— begin —
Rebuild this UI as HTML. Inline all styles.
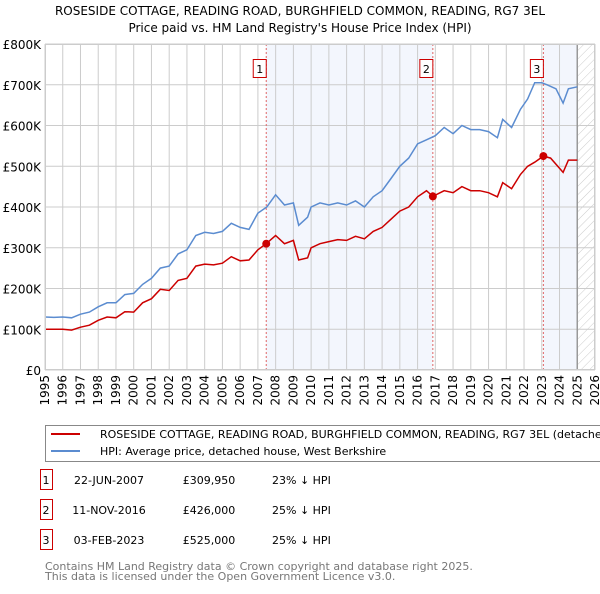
<!DOCTYPE html>
<html><head><meta charset="utf-8"><style>
body{margin:0;background:#fff;width:600px;height:590px;overflow:hidden;font-family:"DejaVu Sans","Liberation Sans",sans-serif;}
svg text{font-family:"DejaVu Sans","Liberation Sans",sans-serif;}
</style></head><body>
<svg id="c" width="600" height="590">
<defs><pattern id="hatch" width="6" height="6" patternUnits="userSpaceOnUse" patternTransform="rotate(45)"><line x1="0" y1="0" x2="0" y2="6" stroke="#ccc" stroke-width="1"/></pattern></defs>
<text x="300" y="15" text-anchor="middle" font-size="12">ROSESIDE COTTAGE, READING ROAD, BURGHFIELD COMMON, READING, RG7 3EL</text>
<text x="300" y="32" text-anchor="middle" font-size="12">Price paid vs. HM Land Registry's House Price Index (HPI)</text>
<g id="plot"></g>
<rect x="45.5" y="425.5" width="570" height="36" fill="none" stroke="#888"/>
<line x1="51" y1="434" x2="80" y2="434" stroke="#cc0000" stroke-width="2"/>
<text x="100" y="438" font-size="11">ROSESIDE COTTAGE, READING ROAD, BURGHFIELD COMMON, READING, RG7 3EL (detached house)</text>
<line x1="51" y1="451" x2="80" y2="451" stroke="#5b8cd0" stroke-width="2"/>
<text x="100" y="455" font-size="11">HPI: Average price, detached house, West Berkshire</text>
<g id="tbl"></g>
<text x="45" y="570" font-size="11" fill="#777">Contains HM Land Registry data © Crown copyright and database right 2025.</text>
<text x="45" y="580" font-size="11" fill="#777">This data is licensed under the Open Government Licence v3.0.</text>
</svg>
<script>
const hpiYears=[1995,1995.5,1996,1996.5,1997,1997.5,1998,1998.5,1999,1999.5,2000,2000.5,2001,2001.5,2002,2002.5,2003,2003.5,2004,2004.5,2005,2005.5,2006,2006.5,2007,2007.5,2008,2008.5,2009,2009.3,2009.8,2010,2010.5,2011,2011.5,2012,2012.5,2013,2013.5,2014,2014.5,2015,2015.5,2016,2016.5,2017,2017.5,2018,2018.5,2019,2019.5,2020,2020.5,2020.8,2021.3,2021.8,2022.2,2022.6,2023,2023.3,2023.8,2024.2,2024.5,2025];
const hpiValues=[130,129,130,128,137,142,155,165,165,185,188,210,225,250,255,285,295,330,338,335,340,360,350,345,385,400,430,405,410,355,375,400,410,405,410,405,415,400,425,440,470,500,520,555,565,575,595,580,600,590,590,585,570,615,595,640,665,705,705,700,690,655,690,695];
const propYears=[1995,1996,1996.5,1997,1997.5,1998,1998.5,1999,1999.5,2000,2000.5,2001,2001.5,2002,2002.5,2003,2003.5,2004,2004.5,2005,2005.5,2006,2006.5,2007,2007.47,2008,2008.5,2009,2009.3,2009.8,2010,2010.5,2011,2011.5,2012,2012.5,2013,2013.5,2014,2014.5,2015,2015.5,2016,2016.5,2016.86,2017.5,2018,2018.5,2019,2019.5,2020,2020.5,2020.8,2021.3,2021.8,2022.2,2022.6,2023.09,2023.5,2024.2,2024.5,2025];
const propValues=[100,100,98,105,110,122,130,128,143,142,165,175,198,195,220,225,255,260,258,262,278,268,270,295,310,330,310,318,270,275,300,310,315,320,318,328,322,340,350,370,390,400,425,440,426,440,435,450,440,440,435,425,460,445,480,500,510,525,520,485,515,515];
const saleYears=[2007.47,2016.86,2023.09];
const saleValues=[309.95,426,525];
const saleLabels=["1","2","3"];
const saleDates=["22-JUN-2007","11-NOV-2016","03-FEB-2023"];
const salePrices=["£309,950","£426,000","£525,000"];
const saleDiffs=["23% ↓ HPI","25% ↓ HPI","25% ↓ HPI"];
const yTicks=[0,100,200,300,400,500,600,700,800];
const yTickLabels=["£0","£100K","£200K","£300K","£400K","£500K","£600K","£700K","£800K"];

const NS="http://www.w3.org/2000/svg";
const L=45,R=595,T=44,B=370,X0=1995,X1=2026,YMAX=800;
const xs=v=>L+(v-X0)*(R-L)/(X1-X0);
const ys=v=>B-v*(B-T)/YMAX;
const g=document.getElementById('plot');
function mk(tag,attrs,parent){const e=document.createElementNS(NS,tag);for(const k in attrs)e.setAttribute(k,attrs[k]);(parent||g).appendChild(e);return e;}
let e;
e=mk('rect',{x:xs(saleYears[0]),y:T,width:xs(saleYears[1])-xs(saleYears[0]),height:B-T,fill:'#f3f6fd'});


e=mk('rect',{x:xs(saleYears[2]),y:T,width:xs(2025)-xs(saleYears[2]),height:B-T,fill:'#f3f6fd'});


e=mk('rect',{x:xs(2025),y:T,width:xs(2026)-xs(2025),height:B-T,fill:'url(#hatch)'});


for(let yr=X0;yr<=X1;yr++){
 e=mk('line',{x1:xs(yr),x2:xs(yr),y1:T,y2:B,stroke:'#ccc','stroke-width':1});
 
 
 e=mk('text',{x:0,y:0,'font-size':12,'text-anchor':'end',transform:`translate(${xs(yr)+4},${B+5}) rotate(-90)`});
 e.textContent=yr;
 
 
}
yTicks.forEach((v,i)=>{
 e=mk('line',{x1:L,x2:R,y1:ys(v),y2:ys(v),stroke:'#ccc','stroke-width':1});
 
 
 e=mk('text',{x:L-4,y:ys(v)+5,'font-size':12,'text-anchor':'end'});
 e.textContent=yTickLabels[i];
 
 
});
e=mk('line',{x1:xs(2025),x2:xs(2025),y1:T,y2:B,stroke:'#999','stroke-width':1.5});


saleYears.forEach((yr,i)=>{
 e=mk('line',{x1:xs(yr),x2:xs(yr),y1:T,y2:B,stroke:'#e06666','stroke-width':1,'stroke-dasharray':'2,2'});
 
 
});
const pts=(xa,va)=>xa.map((x,i)=>xs(x).toFixed(1)+','+ys(va[i]).toFixed(1)).join(' ');
e=mk('polyline',{points:pts(hpiYears,hpiValues),fill:'none',stroke:'#5b8cd0','stroke-width':1.5});


e=mk('polyline',{points:pts(propYears,propValues),fill:'none',stroke:'#cc0000','stroke-width':1.5});


saleYears.forEach((yr,i)=>{
 e=mk('circle',{cx:xs(yr),cy:ys(saleValues[i]),r:4,fill:'#cc0000'});
 
 
 e=mk('rect',{x:xs(yr)-13,y:59.5,width:13,height:18,fill:'#fff',stroke:'#cc0000'});
 
 
 e=mk('text',{x:xs(yr)-6.5,y:73,'font-size':11,'text-anchor':'middle'});
 e.textContent=saleLabels[i];
 
 
});
e=mk('rect',{x:L+0.5,y:T+0.5,width:R-L-1,height:B-T-1,fill:'none',stroke:'#ccc'});


const tb=document.getElementById('tbl');
saleYears.forEach((yr,i)=>{
 const cy=484+i*30;
 e=mk('rect',{x:40.5,y:cy-14.5,width:12,height:20,fill:'#fff',stroke:'#cc0000'},tb);
 
 
 const cells=[[46,saleLabels[i],'middle'],[109,saleDates[i],'middle'],[209,salePrices[i],'middle'],[272,saleDiffs[i],'start']];
 cells.forEach(([x,t,a],j)=>{
  e=mk('text',{x:x,y:cy,'font-size':11,'text-anchor':a},tb);
  e.textContent=t;
  
  
 });
});
</script>
</body></html>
— end —
» **Stated problem**: Every line is to be duplicated exactly, though pictures stay out.

» **Finished task**:
Rebuild this UI as HTML. Inline all styles.
<!DOCTYPE html>
<html><head><meta charset="utf-8"><style>
body{margin:0;background:#fff;width:600px;height:590px;overflow:hidden;font-family:"DejaVu Sans","Liberation Sans",sans-serif;}
svg text{font-family:"DejaVu Sans","Liberation Sans",sans-serif;}
</style></head><body>
<svg id="c" width="600" height="590">
<defs><pattern id="hatch" width="6" height="6" patternUnits="userSpaceOnUse" patternTransform="rotate(45)"><line x1="0" y1="0" x2="0" y2="6" stroke="#ccc" stroke-width="1"/></pattern></defs>
<text x="300" y="15" text-anchor="middle" font-size="12">ROSESIDE COTTAGE, READING ROAD, BURGHFIELD COMMON, READING, RG7 3EL</text>
<text x="300" y="32" text-anchor="middle" font-size="12">Price paid vs. HM Land Registry's House Price Index (HPI)</text>
<g id="plot"></g>
<rect x="45.5" y="425.5" width="570" height="36" fill="none" stroke="#888"/>
<line x1="51" y1="434" x2="80" y2="434" stroke="#cc0000" stroke-width="2"/>
<text x="100" y="438" font-size="11">ROSESIDE COTTAGE, READING ROAD, BURGHFIELD COMMON, READING, RG7 3EL (detached house)</text>
<line x1="51" y1="451" x2="80" y2="451" stroke="#5b8cd0" stroke-width="2"/>
<text x="100" y="455" font-size="11">HPI: Average price, detached house, West Berkshire</text>
<g id="tbl"></g>
<text x="45" y="570" font-size="11" fill="#777">Contains HM Land Registry data © Crown copyright and database right 2025.</text>
<text x="45" y="580" font-size="11" fill="#777">This data is licensed under the Open Government Licence v3.0.</text>
</svg>
<script>
const hpiYears=[1995,1995.5,1996,1996.5,1997,1997.5,1998,1998.5,1999,1999.5,2000,2000.5,2001,2001.5,2002,2002.5,2003,2003.5,2004,2004.5,2005,2005.5,2006,2006.5,2007,2007.5,2008,2008.5,2009,2009.3,2009.8,2010,2010.5,2011,2011.5,2012,2012.5,2013,2013.5,2014,2014.5,2015,2015.5,2016,2016.5,2017,2017.5,2018,2018.5,2019,2019.5,2020,2020.5,2020.8,2021.3,2021.8,2022.2,2022.6,2023,2023.3,2023.8,2024.2,2024.5,2025];
const hpiValues=[130,129,130,128,137,142,155,165,165,185,188,210,225,250,255,285,295,330,338,335,340,360,350,345,385,400,430,405,410,355,375,400,410,405,410,405,415,400,425,440,470,500,520,555,565,575,595,580,600,590,590,585,570,615,595,640,665,705,705,700,690,655,690,695];
const propYears=[1995,1996,1996.5,1997,1997.5,1998,1998.5,1999,1999.5,2000,2000.5,2001,2001.5,2002,2002.5,2003,2003.5,2004,2004.5,2005,2005.5,2006,2006.5,2007,2007.47,2008,2008.5,2009,2009.3,2009.8,2010,2010.5,2011,2011.5,2012,2012.5,2013,2013.5,2014,2014.5,2015,2015.5,2016,2016.5,2016.86,2017.5,2018,2018.5,2019,2019.5,2020,2020.5,2020.8,2021.3,2021.8,2022.2,2022.6,2023.09,2023.5,2024.2,2024.5,2025];
const propValues=[100,100,98,105,110,122,130,128,143,142,165,175,198,195,220,225,255,260,258,262,278,268,270,295,310,330,310,318,270,275,300,310,315,320,318,328,322,340,350,370,390,400,425,440,426,440,435,450,440,440,435,425,460,445,480,500,510,525,520,485,515,515];
const saleYears=[2007.47,2016.86,2023.09];
const saleValues=[309.95,426,525];
const saleLabels=["1","2","3"];
const saleDates=["22-JUN-2007","11-NOV-2016","03-FEB-2023"];
const salePrices=["£309,950","£426,000","£525,000"];
const saleDiffs=["23% ↓ HPI","25% ↓ HPI","25% ↓ HPI"];
const yTicks=[0,100,200,300,400,500,600,700,800];
const yTickLabels=["£0","£100K","£200K","£300K","£400K","£500K","£600K","£700K","£800K"];

const NS="http://www.w3.org/2000/svg";
const L=45,R=595,T=44,B=370,X0=1995,X1=2026,YMAX=800;
const xs=v=>L+(v-X0)*(R-L)/(X1-X0);
const ys=v=>B-v*(B-T)/YMAX;
const g=document.getElementById('plot');
function mk(tag,attrs,parent){const e=document.createElementNS(NS,tag);for(const k in attrs)e.setAttribute(k,attrs[k]);(parent||g).appendChild(e);return e;}
let e;
e=mk('rect',{x:xs(saleYears[0]),y:T,width:xs(saleYears[1])-xs(saleYears[0]),height:B-T,fill:'#f3f6fd'});


e=mk('rect',{x:xs(saleYears[2]),y:T,width:xs(2025)-xs(saleYears[2]),height:B-T,fill:'#f3f6fd'});


e=mk('rect',{x:xs(2025),y:T,width:xs(2026)-xs(2025),height:B-T,fill:'url(#hatch)'});


for(let yr=X0;yr<=X1;yr++){
 e=mk('line',{x1:xs(yr),x2:xs(yr),y1:T,y2:B,stroke:'#ccc','stroke-width':1});
 
 
 e=mk('text',{x:0,y:0,'font-size':12,'text-anchor':'end',transform:`translate(${xs(yr)+4},${B+5}) rotate(-90)`});
 e.textContent=yr;
 
 
}
yTicks.forEach((v,i)=>{
 e=mk('line',{x1:L,x2:R,y1:ys(v),y2:ys(v),stroke:'#ccc','stroke-width':1});
 
 
 e=mk('text',{x:L-4,y:ys(v)+5,'font-size':12,'text-anchor':'end'});
 e.textContent=yTickLabels[i];
 
 
});
e=mk('line',{x1:xs(2025),x2:xs(2025),y1:T,y2:B,stroke:'#999','stroke-width':1.5});


saleYears.forEach((yr,i)=>{
 e=mk('line',{x1:xs(yr),x2:xs(yr),y1:T,y2:B,stroke:'#e06666','stroke-width':1,'stroke-dasharray':'2,2'});
 
 
});
const pts=(xa,va)=>xa.map((x,i)=>xs(x).toFixed(1)+','+ys(va[i]).toFixed(1)).join(' ');
e=mk('polyline',{points:pts(hpiYears,hpiValues),fill:'none',stroke:'#5b8cd0','stroke-width':1.5});


e=mk('polyline',{points:pts(propYears,propValues),fill:'none',stroke:'#cc0000','stroke-width':1.5});


saleYears.forEach((yr,i)=>{
 e=mk('circle',{cx:xs(yr),cy:ys(saleValues[i]),r:4,fill:'#cc0000'});
 
 
 e=mk('rect',{x:xs(yr)-13,y:59.5,width:13,height:18,fill:'#fff',stroke:'#cc0000'});
 
 
 e=mk('text',{x:xs(yr)-6.5,y:73,'font-size':11,'text-anchor':'middle'});
 e.textContent=saleLabels[i];
 
 
});
e=mk('rect',{x:L+0.5,y:T+0.5,width:R-L-1,height:B-T-1,fill:'none',stroke:'#ccc'});


const tb=document.getElementById('tbl');
saleYears.forEach((yr,i)=>{
 const cy=484+i*30;
 e=mk('rect',{x:40.5,y:cy-14.5,width:12,height:20,fill:'#fff',stroke:'#cc0000'},tb);
 
 
 const cells=[[46,saleLabels[i],'middle'],[109,saleDates[i],'middle'],[209,salePrices[i],'middle'],[272,saleDiffs[i],'start']];
 cells.forEach(([x,t,a],j)=>{
  e=mk('text',{x:x,y:cy,'font-size':11,'text-anchor':a},tb);
  e.textContent=t;
  
  
 });
});
</script>
</body></html>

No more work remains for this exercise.